Friday 21st August:
“Dear Mother, I feel strong and well, the army is making a man of me. I have learnt what rough life is, I shan’t know how to feel when I sleep in a bed again and have my meals off a table, after sleeping on the floor and having my blankets for a chair and my knees or the floor for a table. You would laugh to see us sitting round the tent, laughing and talking, all as happy as can be”.
17 year old Arthur Goodchild writing home to his mother from Shoreham Camp in October 1914 (Courtesy of Henry Finch, www.goodchilds.org).
Arthur’s story was just one shared on our guided walks through Shoreham on Friday following the old paths of the Army Camp.
At 11am and 2pm we set off led by Curator Hamish MacGillivray and Project Coordinator Gail Mackintosh from outside the Cafe in Buckingham Park. Our walk took us up through the park, along Downside and over the A27 onto Slonk Hill. This route travelled from where the South edge of the First World War Camp used to be up into the North East corner.
Along the way we stopped regularly to explore stories from the Camp illustrated by dramatic readings from Joanna Wilkins to bring the history to life.
We brought with us a detailed map of the Camp discovered in West Sussex Record Office by local researcher Brian Drury, a selection of images associated with Army Camp life and even a number of archaeological finds uncovered as part of the project.
On Slonk Hill visitors could view our mini-exhibition table and British Pathe Newsreel footage of the boxing in Camp.
But the big attraction was the bell tent kindly donated for the day by Lancing 3rd and 5th Sea Scouts.
Finally, thanks to the generous efforts of our hosts, Christina and Rob Keith and their family, there was shade and refreshments on hand for our walkers.
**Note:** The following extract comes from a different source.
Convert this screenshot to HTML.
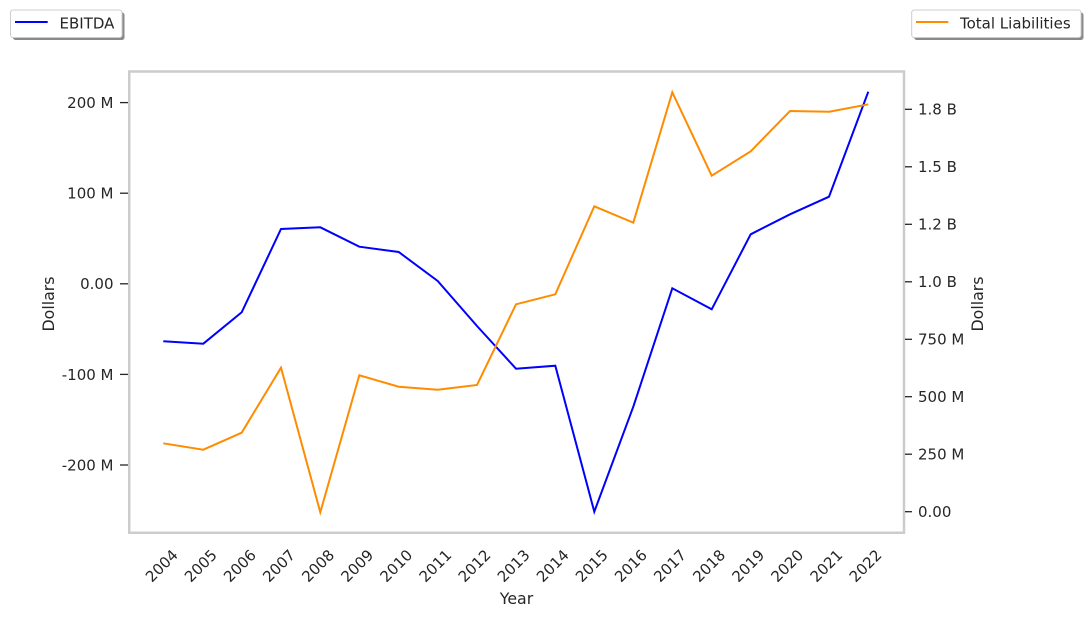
<!DOCTYPE html>
<html>
<head>
<meta charset="utf-8">
<style>
html,body{margin:0;padding:0;background:#fff;}
svg{display:block;}
text{font-family:"DejaVu Sans","Liberation Sans",sans-serif;fill:#262626;font-size:15px;}
</style>
</head>
<body>
<svg width="1089" height="618" viewBox="0 0 1089 618" xmlns="http://www.w3.org/2000/svg">
<rect x="0" y="0" width="1089" height="618" fill="#fff"/>

<!-- plot frame -->
<rect x="129.25" y="71.5" width="774.75" height="461.25" fill="none" stroke="#cccccc" stroke-width="2.5"/>

<!-- left ticks -->
<g stroke="#262626" stroke-width="1.3">
<line x1="120" y1="102.6" x2="128" y2="102.6"/>
<line x1="120" y1="193.2" x2="128" y2="193.2"/>
<line x1="120" y1="283.8" x2="128" y2="283.8"/>
<line x1="120" y1="374.4" x2="128" y2="374.4"/>
<line x1="120" y1="465.0" x2="128" y2="465.0"/>
</g>
<g text-anchor="end">
<text x="113.5" y="108.0">200 M</text>
<text x="113.5" y="198.6">100 M</text>
<text x="113.5" y="289.2">0.00</text>
<text x="113.5" y="379.8">-100 M</text>
<text x="113.5" y="470.4">-200 M</text>
</g>

<!-- right ticks -->
<g stroke="#262626" stroke-width="1.3">
<line x1="905" y1="109.3" x2="912" y2="109.3"/>
<line x1="905" y1="166.8" x2="912" y2="166.8"/>
<line x1="905" y1="224.3" x2="912" y2="224.3"/>
<line x1="905" y1="281.8" x2="912" y2="281.8"/>
<line x1="905" y1="339.3" x2="912" y2="339.3"/>
<line x1="905" y1="396.7" x2="912" y2="396.7"/>
<line x1="905" y1="454.2" x2="912" y2="454.2"/>
<line x1="905" y1="511.7" x2="912" y2="511.7"/>
</g>
<g text-anchor="start">
<text x="918" y="114.7">1.8 B</text>
<text x="918" y="172.2">1.5 B</text>
<text x="918" y="229.7">1.2 B</text>
<text x="918" y="287.2">1.0 B</text>
<text x="918" y="344.7">750 M</text>
<text x="918" y="402.1">500 M</text>
<text x="918" y="459.6">250 M</text>
<text x="918" y="517.1">0.00</text>
</g>

<!-- axis labels -->
<text x="0" y="0" text-anchor="middle" style="font-size:15.8px" transform="translate(54,304) rotate(-90)">Dollars</text>
<text x="0" y="0" text-anchor="middle" style="font-size:15.8px" transform="translate(983,304) rotate(-90)">Dollars</text>
<text x="516.5" y="604" text-anchor="middle" style="font-size:15.8px">Year</text>

<!-- x tick labels -->
<g text-anchor="middle" dominant-baseline="central">
<text transform="translate(161.8,566) rotate(-45)">2004</text>
<text transform="translate(200.9,566) rotate(-45)">2005</text>
<text transform="translate(240.0,566) rotate(-45)">2006</text>
<text transform="translate(279.1,566) rotate(-45)">2007</text>
<text transform="translate(318.2,566) rotate(-45)">2008</text>
<text transform="translate(357.3,566) rotate(-45)">2009</text>
<text transform="translate(396.4,566) rotate(-45)">2010</text>
<text transform="translate(435.5,566) rotate(-45)">2011</text>
<text transform="translate(474.6,566) rotate(-45)">2012</text>
<text transform="translate(513.7,566) rotate(-45)">2013</text>
<text transform="translate(552.8,566) rotate(-45)">2014</text>
<text transform="translate(591.9,566) rotate(-45)">2015</text>
<text transform="translate(631.0,566) rotate(-45)">2016</text>
<text transform="translate(670.1,566) rotate(-45)">2017</text>
<text transform="translate(709.2,566) rotate(-45)">2018</text>
<text transform="translate(748.3,566) rotate(-45)">2019</text>
<text transform="translate(787.4,566) rotate(-45)">2020</text>
<text transform="translate(826.5,566) rotate(-45)">2021</text>
<text transform="translate(865.6,566) rotate(-45)">2022</text>
</g>

<!-- series -->
<polyline fill="none" stroke="#0000ff" stroke-width="2" stroke-linejoin="miter" points="163.3,341.3 203.3,343.7 241.7,312.3 281,229 320.3,227.3 359.3,246.7 398.7,252 437.7,281 477,326 516,368.7 555.3,365.7 594.3,511.7 633.3,406.7 672.3,288.3 711.7,309.3 750.7,234.3 790,214.3 829,196.7 868.3,91.7"/>
<polyline fill="none" stroke="#ff8c00" stroke-width="2" stroke-linejoin="miter" points="163.3,443.3 203.3,449.7 241.7,432.7 281,367.7 320.3,512.3 359.3,375.3 398.7,386.7 437.7,389.7 477,385 516,304.3 555.3,294.3 594.3,206.3 633.3,222.7 672.3,92.3 711.7,175.7 750.7,151.3 790,111 829.3,111.7 868.3,104.3"/>

<!-- legend 1 -->
<rect x="13" y="12.5" width="111.5" height="27.5" rx="2.5" fill="#8a8a8a"/>
<rect x="10.5" y="10" width="111.5" height="27.5" rx="2.5" fill="#fff" stroke="#cccccc" stroke-width="1"/>
<line x1="15" y1="22" x2="47.7" y2="22" stroke="#0000ff" stroke-width="2"/>
<text x="59.5" y="28.4">EBITDA</text>

<!-- legend 2 -->
<rect x="914.2" y="12.5" width="169.3" height="27.5" rx="2.5" fill="#8a8a8a"/>
<rect x="911.7" y="10" width="169.3" height="27.5" rx="2.5" fill="#fff" stroke="#cccccc" stroke-width="1"/>
<line x1="916" y1="22" x2="948.3" y2="22" stroke="#ff8c00" stroke-width="2"/>
<text x="960" y="28.4">Total Liabilities</text>
</svg>
</body>
</html>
We are very grateful to our volunteers Debbie and Nicola who supported us throughout the day, to Joanna Wilkins for her excellent readings, to the 3rd and 5th Lancing Sea Scouts for the loan of their tent, to the Cup Cake Cafe for helping promote our event and most importantly to Christina and Rob Keith and their family, not only for their efforts on the day but for allowing us access to their land and supporting us throughout this project – thank you!